Google Landmark Recognition - Image Shape Distribution
---
The train dataset contains ~1.5 million images in varying shapes. While the majority of the images have an aspect ratio of ~1, some images are in the form of horizontal or vertical strips. This notebook presents some examples of such images. 
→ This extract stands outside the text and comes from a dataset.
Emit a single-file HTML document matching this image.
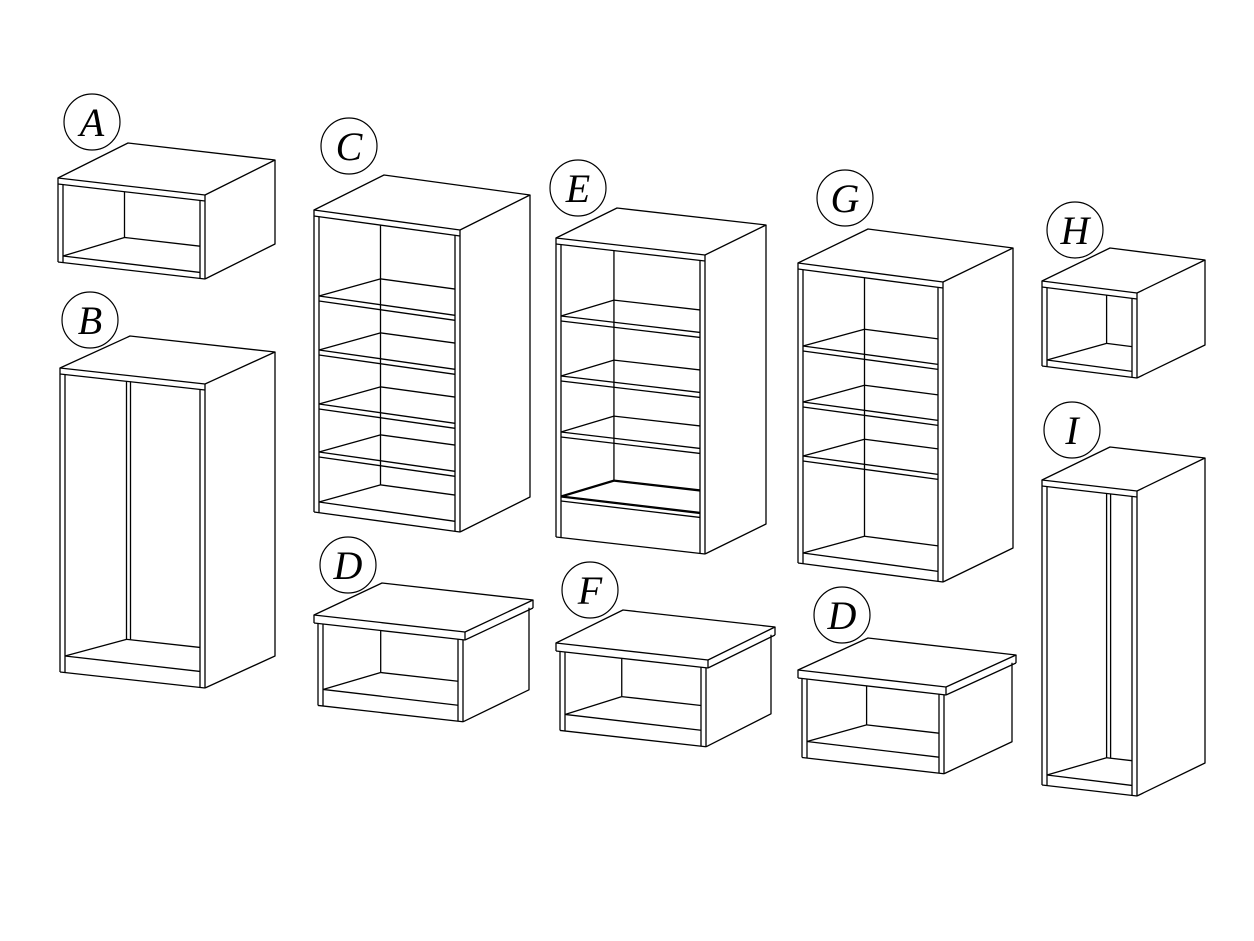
<!DOCTYPE html>
<html><head><meta charset="utf-8"><style>
html,body{margin:0;padding:0;background:#fff;width:1254px;height:941px;overflow:hidden}
svg{display:block}
</style></head><body>
<svg id="s" width="1254" height="941" viewBox="0 0 1254 941" xmlns="http://www.w3.org/2000/svg">
<g id="g" fill="none" stroke="#000" stroke-width="1.3" stroke-linejoin="round"></g>
<g font-family="Liberation Serif, serif" font-style="italic" font-size="40" text-anchor="middle" fill="#000">
<circle cx="92" cy="122" r="28" fill="none" stroke="#000" stroke-width="1.2"/><text x="92" y="136">A</text>
<circle cx="90" cy="320" r="28" fill="none" stroke="#000" stroke-width="1.2"/><text x="90" y="334">B</text>
<circle cx="349" cy="146" r="28" fill="none" stroke="#000" stroke-width="1.2"/><text x="349" y="160">C</text>
<circle cx="348" cy="565" r="28" fill="none" stroke="#000" stroke-width="1.2"/><text x="348" y="579">D</text>
<circle cx="578" cy="188" r="28" fill="none" stroke="#000" stroke-width="1.2"/><text x="578" y="202">E</text>
<circle cx="590" cy="590" r="28" fill="none" stroke="#000" stroke-width="1.2"/><text x="590" y="604">F</text>
<circle cx="845" cy="198" r="28" fill="none" stroke="#000" stroke-width="1.2"/><text x="845" y="212">G</text>
<circle cx="842" cy="615" r="28" fill="none" stroke="#000" stroke-width="1.2"/><text x="842" y="629">D</text>
<circle cx="1075" cy="230" r="28" fill="none" stroke="#000" stroke-width="1.2"/><text x="1075" y="244">H</text>
<circle cx="1072" cy="430" r="28" fill="none" stroke="#000" stroke-width="1.2"/><text x="1072" y="444">I</text>
</g>
</svg>
<script>
var out=[];
function L(a,b,c,d){out.push('<line x1="'+a+'" y1="'+b+'" x2="'+c+'" y2="'+d+'"/>');}
function P(pts,close){out.push('<'+(close?'polygon':'polyline')+' points="'+pts.map(function(p){return p[0]+','+p[1]}).join(' ')+'"/>');}
function cab(x0,y0,x1,y1,dx,dy,h,sh,o){
 o=o||{};var s=(y1-y0)/(x1-x0),t=5;
 function Y(x,base){return base+(x-x0)*s;}
 if(!o.noTop){P([[x0,y0],[x1,y1],[x1+dx,y1+dy],[x0+dx,y0+dy]],true);L(x0,y0+6,x1,y1+6);}
 L(x0,y0,x0,y0+h);L(x0+t,Y(x0+t,y0+(o.noTop?0:6)),x0+t,Y(x0+t,y0+h));
 L(x1,y1,x1,y1+h);L(x1-t,Y(x1-t,y0+(o.noTop?0:6)),x1-t,Y(x1-t,y0+h));
 L(x0,y0+h,x1,y1+h);
 P([[x1,y1+h],[x1+dx,y1+dy+h],[x1+dx,y1+dy]]);
 var bt=o.bt||14;
 L(x0+t,y0+h-bt,x1-t,Y(x1-t,y0+h-bt));
 var bx=x0+dx*0.95, ky=dy*0.75;
 var yb=Y(bx,y0+h-bt)+ky;
 L(bx,Y(bx,y0+(o.noTop?0:6)),bx,yb);
 L(x0+t,y0+h-bt,bx,yb);L(bx,yb,x1-t,Y(x1-t,y0+h-bt)+ky);
 if(o.div){L(bx+4,Y(bx,y0+6),bx+4,yb);}
 (sh||[]).forEach(function(v){
  var yy=y0+v;
  L(x0+t,yy,x1-t,Y(x1-t,yy));L(x0+t,yy+5,x1-t,Y(x1-t,yy+5));
  L(x0+t,yy,bx,Y(bx,yy)+ky);L(bx,Y(bx,yy)+ky,x1-t,Y(x1-t,yy)+ky);
 });
}
function low(x0,y0,x1,y1,dx,dy,h){
 var s=(y1-y0)/(x1-x0);
 P([[x0,y0],[x1,y1],[x1+dx,y1+dy],[x0+dx,y0+dy]],true);
 L(x0,y0,x0,y0+8);L(x1,y1,x1,y1+8);L(x0,y0+8,x1,y1+8);L(x1,y1+8,x1+dx,y1+dy+8);L(x1+dx,y1+dy,x1+dx,y1+dy+8);
 var a=x0+4,b=x1-2;
 cab(a,y0+8+(a-x0)*s,b,y1+8+(b-x1)*s,dx-2,dy,h,[],{bt:16,noTop:1});
}
cab(58,178,205,195,70,-35,84,[],{bt:6});
cab(60,368,205,384,70,-32,304,[],{bt:16,div:1});
cab(314,210,460,230,70,-35,302,[86,140,194,242],{bt:10});
cab(556,238,705,255,61,-30,299,[78,138,194,258],{bt:40});
cab(798,263,943,282,70,-34,300,[83,139,193],{bt:10});
cab(1042,281,1137,293,68,-33,85,[],{bt:6});
cab(1042,480,1137,491,68,-33,305,[],{bt:10,div:1});
low(314,615,465,632,68,-32,82);
low(556,643,708,660,67,-33,79);
low(798,670,946,687,70,-32,79);
document.getElementById('g').innerHTML=out.join('');
</script>
</body></html>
Traditionally, convolutional neural networks (CNNs), used in the state of the art recognition solutions, are trained on square images. Therefore, the images have to be resized during preprocessing step. The methods (cropping, zeropadding, or a combination of both) used to resize these vertical (or horizontal) strips may affect the performance of CNNs.

In [None]:
import os
import imageio
import tensorflow as tf
import numpy as np
import pandas as pd
import matplotlib.pyplot as plt
import seaborn as sns
%matplotlib inline

In [None]:
# load the train_csv file with the image properties
base_dir = '../input/landmark-recognition-2020/'
train_csv = pd.read_csv('../input/landmark-recognition-multiprocessing-image-size/train_featured.csv')

In [None]:
# This swaps the values of xsize with ysize columns as they were assigned wrongly in a previous kernel.
ys_temp = train_csv.xsize.copy()
train_csv.xsize = train_csv.ysize
train_csv.ysize = ys_temp
del ys_temp

In [None]:
train_csv.head()

## Xsize vs Ysize
---

In [None]:
g = sns.jointplot(x="xsize", y="ysize", data=train_csv)

In [None]:
print('Range of xsize and ysize:')
print('---'*8)
print(train_csv.xsize.min(), '<= xsize <=', train_csv.xsize.max())
print(train_csv.ysize.min(), '<= ysize <=', train_csv.ysize.max())

In [None]:
print('The most commonly observed 3 values of xsize and ysize:')
xcount = train_csv.xsize.value_counts()
ycount = train_csv.ysize.value_counts()
print(xcount[:3])
print(ycount[:3])

In [None]:
train_csv[(train_csv.ysize < 100) & (train_csv.xsize > 600)]

In [None]:
def load_image(idx):
    impath = base_dir + 'train/' + '/'.join(list(idx[:3])) + '/' + idx + '.jpg'
    return imageio.imread(impath)

In [None]:
plt.imshow(load_image(train_csv.loc[43027, 'id']))
plt.show()

In [None]:
plt.imshow(load_image(train_csv.loc[491551, 'id']))
plt.show()

In [None]:
plt.imshow(load_image(train_csv.loc[1289336, 'id']))
plt.show()

In [None]:
train_csv[(train_csv.xsize < 200) & (train_csv.ysize > 600)]

In [None]:
plt.imshow(load_image(train_csv.loc[338829, 'id']))
plt.show()

In [None]:
plt.imshow(load_image(train_csv.loc[546929, 'id']))
plt.show()

In [None]:
plt.imshow(load_image(train_csv.loc[965744, 'id']))
plt.show()